The findings demonstrate that the hydroclimate response to CO₂ mitigation is not uniformly beneficial for drought risk. Although net-zero and net-negative reduce radiative forcing, SM–T coupling intensifies over key transitional and drought-prone regions, especially under net-negative forcing, leading to stronger drying trends and worsened drought characteristics. Mechanistically, reduced precipitation, enhanced PET, and vegetation physiological adjustments under changing CO₂ modify evapotranspiration and energy partitioning, lowering SM and amplifying surface heating. This positive feedback increases atmospheric aridity and can suppress precipitation, promoting drought onset and persistence. The strengthened coupling during drought years—particularly under net-negative—and its scaling with drought severity directly links LA feedbacks to drought evolution under mitigation. Regional heterogeneity is pronounced: while the Americas see more relief under net-negative, Central Africa and South Asia are more vulnerable, and many regions fare better under net-zero. These results suggest partial climate irreversibility and delayed recovery in soil moisture relative to atmospheric CO₂ reductions, raising equity concerns as developing regions may bear higher residual risks. Consequently, achieving CO₂ mitigation targets must be complemented by adaptive water management, drought preparedness, and land-use strategies tailored to regional feedback sensitivities.
This study shows that net-zero emissions are generally more effective than net-negative emissions at alleviating future drought risk, as net-negative pathways can intensify soil moisture–temperature coupling, enhance PET, and exacerbate drought characteristics in several vulnerable regions. Despite overall mitigation, drying trends, longer and more frequent droughts, and stronger coupling persist or worsen in parts of Africa and South Asia, while some regions in the Americas may benefit under net-negative. The work highlights the central role of LA feedbacks in shaping drought under CO₂ removal and underscores that CO₂ mitigation alone is insufficient to manage drought risks. Future research should refine PET estimation under varying CO₂ and vegetation states, explicitly address serial autocorrelation in drought metrics, better resolve regional processes with higher-resolution and larger-ensemble modeling, and investigate compound and flash drought dynamics and soil moisture memory under CO₂-reduction phases. Policy should pair mitigation with advanced, region-specific water management and adaptation strategies.
- PET estimation uses a modified Penman–Monteith approach that may not fully capture complex vegetation responses (stomatal conductance, leaf area dynamics, seasonality) to CO₂ changes.

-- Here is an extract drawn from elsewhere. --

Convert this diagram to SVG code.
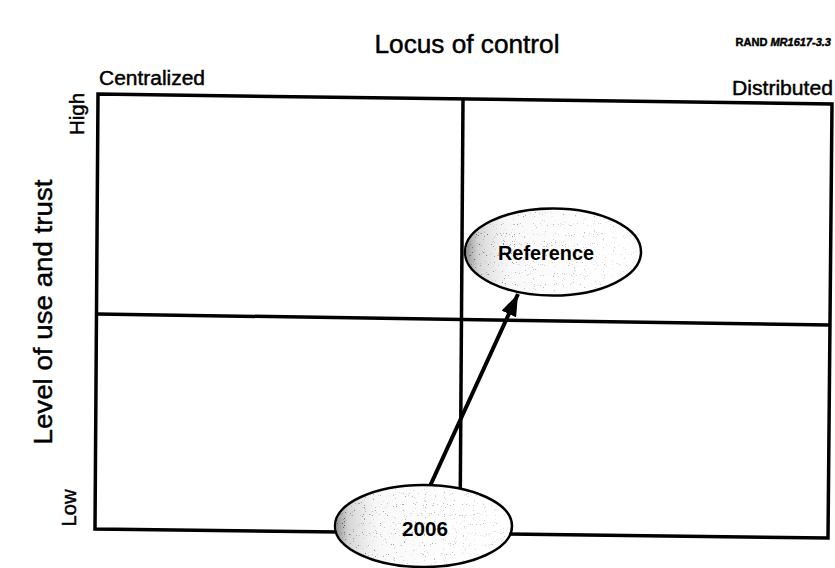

- Drought time series exhibit strong autocorrelation; the study did not explicitly adjust for serial correlation, potentially affecting effective sample sizes and statistical robustness.
- Model-dependent uncertainties remain: CESM2’s relatively coarse resolution, limited ensemble size (nine members), transient experimental design, and differences in periods and forcings versus comparison datasets (CESM2-LE, CMIP6 CDRMIP) can contribute to regional discrepancies.
- Idealized, emission-based CO₂ pathways may not reflect real-world socioeconomic trajectories or concurrent non-CO₂ forcings.
- SPEI-based drought characterization depends on PET formulation; alternative drought indices or multi-index approaches could alter quantitative results.